● REQUIRED TASK: With the images removed, repeat the data below exactly.
⟨
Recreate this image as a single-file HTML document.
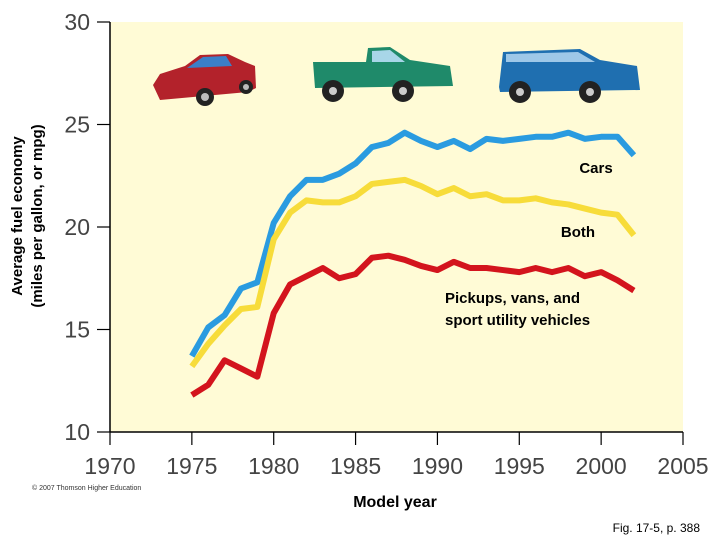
<!DOCTYPE html>
<html><head><meta charset="utf-8"><style>
body{margin:0;background:#fff;}
svg text{font-family:"Liberation Sans",sans-serif;}
</style></head><body>
<svg width="720" height="540" xmlns="http://www.w3.org/2000/svg">
<rect x="110" y="22" width="573" height="410" fill="#fffbd6"/>
<g id="axes"></g>
<g id="vehicles">
 <g>
  <path d="M153,85 L160,74 L185,66 L200,55 L228,54 L245,62 L255,66 L256,88 L248,92 L160,100 Z" fill="#b3222b"/>
  <path d="M187,68 L203,57 L226,56 L232,66 Z" fill="#3b7fc8"/>
  <circle cx="205" cy="97" r="9" fill="#222"/><circle cx="205" cy="97" r="4" fill="#bbb"/>
  <circle cx="246" cy="87" r="7" fill="#222"/><circle cx="246" cy="87" r="3" fill="#bbb"/>
 </g>
 <g>
  <path d="M313,62 L366,62 L368,48 L390,47 L410,60 L450,66 L453,86 L315,88 Z" fill="#1f8a6a"/>
  <path d="M372,51 L390,50 L405,62 L372,62 Z" fill="#a8d6e8"/>
  <circle cx="333" cy="91" r="11" fill="#222"/><circle cx="333" cy="91" r="4" fill="#ccc"/>
  <circle cx="403" cy="91" r="11" fill="#222"/><circle cx="403" cy="91" r="4" fill="#ccc"/>
 </g>
 <g>
  <path d="M499,87 L503,52 L580,49 L600,60 L637,66 L640,90 L500,92 Z" fill="#1f6fb0"/>
  <path d="M506,54 L578,52 L595,62 L506,62 Z" fill="#9ec8e8"/>
  <circle cx="520" cy="92" r="11" fill="#222"/><circle cx="520" cy="92" r="4" fill="#ccc"/>
  <circle cx="590" cy="92" r="11" fill="#222"/><circle cx="590" cy="92" r="4" fill="#ccc"/>
 </g>
</g>
<g id="series"></g>
<text x="596" y="173" font-size="15" font-weight="bold" text-anchor="middle">Cars</text>
<text x="578" y="237" font-size="15" font-weight="bold" text-anchor="middle">Both</text>
<text x="445" y="303" font-size="15" font-weight="bold">Pickups, vans, and</text>
<text x="445" y="325" font-size="15" font-weight="bold">sport utility vehicles</text>
<text transform="translate(22,216) rotate(-90)" font-size="15" font-weight="bold" text-anchor="middle">Average fuel economy</text>
<text transform="translate(42,216) rotate(-90)" font-size="15" font-weight="bold" text-anchor="middle">(miles per gallon, or mpg)</text>
<text x="395" y="507" font-size="16" font-weight="bold" text-anchor="middle">Model year</text>
<text x="32" y="490" font-size="7" fill="#333">© 2007 Thomson Higher Education</text>
<text x="700" y="532" font-size="12" text-anchor="end">Fig. 17-5, p. 388</text>
</svg>
<script>
const years=[1975,1976,1977,1978,1979,1980,1981,1982,1983,1984,1985,1986,1987,1988,1989,1990,1991,1992,1993,1994,1995,1996,1997,1998,1999,2000,2001,2002];
const cars=[13.7,15.1,15.7,17.0,17.3,20.2,21.5,22.3,22.3,22.6,23.1,23.9,24.1,24.6,24.2,23.9,24.2,23.8,24.3,24.2,24.3,24.4,24.4,24.6,24.3,24.4,24.4,23.5];
const both=[13.2,14.3,15.2,16.0,16.1,19.4,20.7,21.3,21.2,21.2,21.5,22.1,22.2,22.3,22.0,21.6,21.9,21.5,21.6,21.3,21.3,21.4,21.2,21.1,20.9,20.7,20.6,19.6];
const trucks=[11.8,12.3,13.5,13.1,12.7,15.8,17.2,17.6,18.0,17.5,17.7,18.5,18.6,18.4,18.1,17.9,18.3,18.0,18.0,17.9,17.8,18.0,17.8,18.0,17.6,17.8,17.4,16.9];
const xTicks=[1970,1975,1980,1985,1990,1995,2000,2005];
const yTicks=[10,15,20,25,30];
const NS="http://www.w3.org/2000/svg";
const X=v=>110+(v-1970)*(573/35);
const Y=v=>432-(v-10)*20.5;
const ax=document.getElementById('axes');
function mk(t,a,p){const e=document.createElementNS(NS,t);for(const k in a)e.setAttribute(k,a[k]);p.appendChild(e);return e;}
const xl=mk('line',{x1:110,y1:432,x2:683,y2:432,stroke:'#000','stroke-width':1.5},ax);


const yl=mk('line',{x1:110,y1:22,x2:110,y2:432,stroke:'#000','stroke-width':1.5},ax);


xTicks.forEach(v=>{
 mk('line',{x1:X(v),y1:432,x2:X(v),y2:445,stroke:'#000','stroke-width':1.2},ax);
 const t=mk('text',{x:X(v),y:474,'font-size':23,'text-anchor':'middle',fill:'#444'},ax);t.textContent=v;
 
 
});
yTicks.forEach(v=>{
 mk('line',{x1:97,y1:Y(v),x2:110,y2:Y(v),stroke:'#000','stroke-width':1.2},ax);
 const t=mk('text',{x:90,y:Y(v)+8,'font-size':23,'text-anchor':'end',fill:'#444'},ax);t.textContent=v;
 
 
});
const sg=document.getElementById('series');
[[cars,'#2a9be0','cars-line'],[both,'#f7dc3a','both-line'],[trucks,'#d3141d','pickups-line']].forEach(([d,c,n])=>{
 const p=mk('polyline',{points:d.map((v,i)=>X(years[i])+','+Y(v)).join(' '),fill:'none',stroke:c,'stroke-width':6,'stroke-linejoin':'round'},sg);
 
 
});
</script>
</body></html>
⟩
● TASK ANSWER:
Recreate this image as a single-file HTML document.
<!DOCTYPE html>
<html><head><meta charset="utf-8"><style>
body{margin:0;background:#fff;}
svg text{font-family:"Liberation Sans",sans-serif;}
</style></head><body>
<svg width="720" height="540" xmlns="http://www.w3.org/2000/svg">
<rect x="110" y="22" width="573" height="410" fill="#fffbd6"/>
<g id="axes"></g>
<g id="vehicles">
 <g>
  <path d="M153,85 L160,74 L185,66 L200,55 L228,54 L245,62 L255,66 L256,88 L248,92 L160,100 Z" fill="#b3222b"/>
  <path d="M187,68 L203,57 L226,56 L232,66 Z" fill="#3b7fc8"/>
  <circle cx="205" cy="97" r="9" fill="#222"/><circle cx="205" cy="97" r="4" fill="#bbb"/>
  <circle cx="246" cy="87" r="7" fill="#222"/><circle cx="246" cy="87" r="3" fill="#bbb"/>
 </g>
 <g>
  <path d="M313,62 L366,62 L368,48 L390,47 L410,60 L450,66 L453,86 L315,88 Z" fill="#1f8a6a"/>
  <path d="M372,51 L390,50 L405,62 L372,62 Z" fill="#a8d6e8"/>
  <circle cx="333" cy="91" r="11" fill="#222"/><circle cx="333" cy="91" r="4" fill="#ccc"/>
  <circle cx="403" cy="91" r="11" fill="#222"/><circle cx="403" cy="91" r="4" fill="#ccc"/>
 </g>
 <g>
  <path d="M499,87 L503,52 L580,49 L600,60 L637,66 L640,90 L500,92 Z" fill="#1f6fb0"/>
  <path d="M506,54 L578,52 L595,62 L506,62 Z" fill="#9ec8e8"/>
  <circle cx="520" cy="92" r="11" fill="#222"/><circle cx="520" cy="92" r="4" fill="#ccc"/>
  <circle cx="590" cy="92" r="11" fill="#222"/><circle cx="590" cy="92" r="4" fill="#ccc"/>
 </g>
</g>
<g id="series"></g>
<text x="596" y="173" font-size="15" font-weight="bold" text-anchor="middle">Cars</text>
<text x="578" y="237" font-size="15" font-weight="bold" text-anchor="middle">Both</text>
<text x="445" y="303" font-size="15" font-weight="bold">Pickups, vans, and</text>
<text x="445" y="325" font-size="15" font-weight="bold">sport utility vehicles</text>
<text transform="translate(22,216) rotate(-90)" font-size="15" font-weight="bold" text-anchor="middle">Average fuel economy</text>
<text transform="translate(42,216) rotate(-90)" font-size="15" font-weight="bold" text-anchor="middle">(miles per gallon, or mpg)</text>
<text x="395" y="507" font-size="16" font-weight="bold" text-anchor="middle">Model year</text>
<text x="32" y="490" font-size="7" fill="#333">© 2007 Thomson Higher Education</text>
<text x="700" y="532" font-size="12" text-anchor="end">Fig. 17-5, p. 388</text>
</svg>
<script>
const years=[1975,1976,1977,1978,1979,1980,1981,1982,1983,1984,1985,1986,1987,1988,1989,1990,1991,1992,1993,1994,1995,1996,1997,1998,1999,2000,2001,2002];
const cars=[13.7,15.1,15.7,17.0,17.3,20.2,21.5,22.3,22.3,22.6,23.1,23.9,24.1,24.6,24.2,23.9,24.2,23.8,24.3,24.2,24.3,24.4,24.4,24.6,24.3,24.4,24.4,23.5];
const both=[13.2,14.3,15.2,16.0,16.1,19.4,20.7,21.3,21.2,21.2,21.5,22.1,22.2,22.3,22.0,21.6,21.9,21.5,21.6,21.3,21.3,21.4,21.2,21.1,20.9,20.7,20.6,19.6];
const trucks=[11.8,12.3,13.5,13.1,12.7,15.8,17.2,17.6,18.0,17.5,17.7,18.5,18.6,18.4,18.1,17.9,18.3,18.0,18.0,17.9,17.8,18.0,17.8,18.0,17.6,17.8,17.4,16.9];
const xTicks=[1970,1975,1980,1985,1990,1995,2000,2005];
const yTicks=[10,15,20,25,30];
const NS="http://www.w3.org/2000/svg";
const X=v=>110+(v-1970)*(573/35);
const Y=v=>432-(v-10)*20.5;
const ax=document.getElementById('axes');
function mk(t,a,p){const e=document.createElementNS(NS,t);for(const k in a)e.setAttribute(k,a[k]);p.appendChild(e);return e;}
const xl=mk('line',{x1:110,y1:432,x2:683,y2:432,stroke:'#000','stroke-width':1.5},ax);


const yl=mk('line',{x1:110,y1:22,x2:110,y2:432,stroke:'#000','stroke-width':1.5},ax);


xTicks.forEach(v=>{
 mk('line',{x1:X(v),y1:432,x2:X(v),y2:445,stroke:'#000','stroke-width':1.2},ax);
 const t=mk('text',{x:X(v),y:474,'font-size':23,'text-anchor':'middle',fill:'#444'},ax);t.textContent=v;
 
 
});
yTicks.forEach(v=>{
 mk('line',{x1:97,y1:Y(v),x2:110,y2:Y(v),stroke:'#000','stroke-width':1.2},ax);
 const t=mk('text',{x:90,y:Y(v)+8,'font-size':23,'text-anchor':'end',fill:'#444'},ax);t.textContent=v;
 
 
});
const sg=document.getElementById('series');
[[cars,'#2a9be0','cars-line'],[both,'#f7dc3a','both-line'],[trucks,'#d3141d','pickups-line']].forEach(([d,c,n])=>{
 const p=mk('polyline',{points:d.map((v,i)=>X(years[i])+','+Y(v)).join(' '),fill:'none',stroke:c,'stroke-width':6,'stroke-linejoin':'round'},sg);
 
 
});
</script>
</body></html>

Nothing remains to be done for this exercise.